It is another day I can open my eyes and continue celebrating the goals I am achieving. I am blessed with another day, although I am limited to what I can do or even read, I continue to find the best each day and be thankful. I am thankful that I can log into the edovo platform and learn all I can before I return to prison. This has been a helpful tool in visualizing my long-term goals. There are times I think of my purpose in life, then I hear people tell me because they see what I’m doing that I motivate them to do better. That feeling is unexplainable.
Incarcerated by Fernando Cordova (6-7-24)
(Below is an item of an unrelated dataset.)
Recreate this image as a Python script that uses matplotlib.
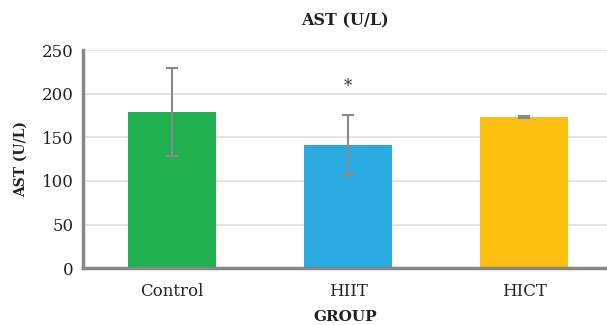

Incarceration is always associated with jails and prisons. Yet how many live incarcerated in the free world? How many people that are incarcerated become free? By many, incarceration is viewed as a form of punishment, yet for many of the incarcerated it is freedom, I personally know both sides of the coin.
As a youth, I was incarcerated before I even knew the meaning of the word. I watched up close and personal the effects of alcohol and drugs destroy the man I saw as my hero. I saw my father’s metamorphosis from a loving father to an abusive husband. In order not to become a slave to this violence I ran from it. I helped a man on his ice cream truck at a very young age. Not knowing that a deviant mind sat in this man’s head. My first encounter with anything sexual was from this man. He attempted to force my hand on his groin area. This changed me and incarcerated my mind. I saw violence as a way to release this demon that haunted me. This led me to another deviant person, yet this was a friend of the family. The sexual assaults I endured at the hands of this person led me to search for an escape.
I found it in incarceration. I finally found a place that I would not be hurt anymore. Although there was violence all around me I felt at peace. I was finally free from it all, not knowing I only was suppressing all my demons. When released from the juvenile center I was placed in, I became all the more violent because I knew I had a safe haven to go to. Never once did I think of incarceration as a bad place or punishment. It was my escape.
Incarceration was a place that I could be free, but in reality I never was. It led me exactly to become the man I dreaded. A person with a twisted sense of reality, an overinflated ego, and an excuse for every wrong I ever committed, or would commit. I continued this life believing that as long as I suppressed those demons I was liberated not incarcerated. I became a shadow of the man I truly was deep down inside, I used drugs and alcohol to hide from all I did not want to face. Now I was searching for a different escape.
In conclusion, whether we are incarcerated physically or mentally, we must search for a positive escape. We can all find it, yet we must be willing to be honest with ourselves. Let not those things define us, but let those things be our strength. Thank God that he placed the right person in my life. I have held what I have written above for over forty years. If I can find the escape, so can we all. Let’s help one another to find the escape.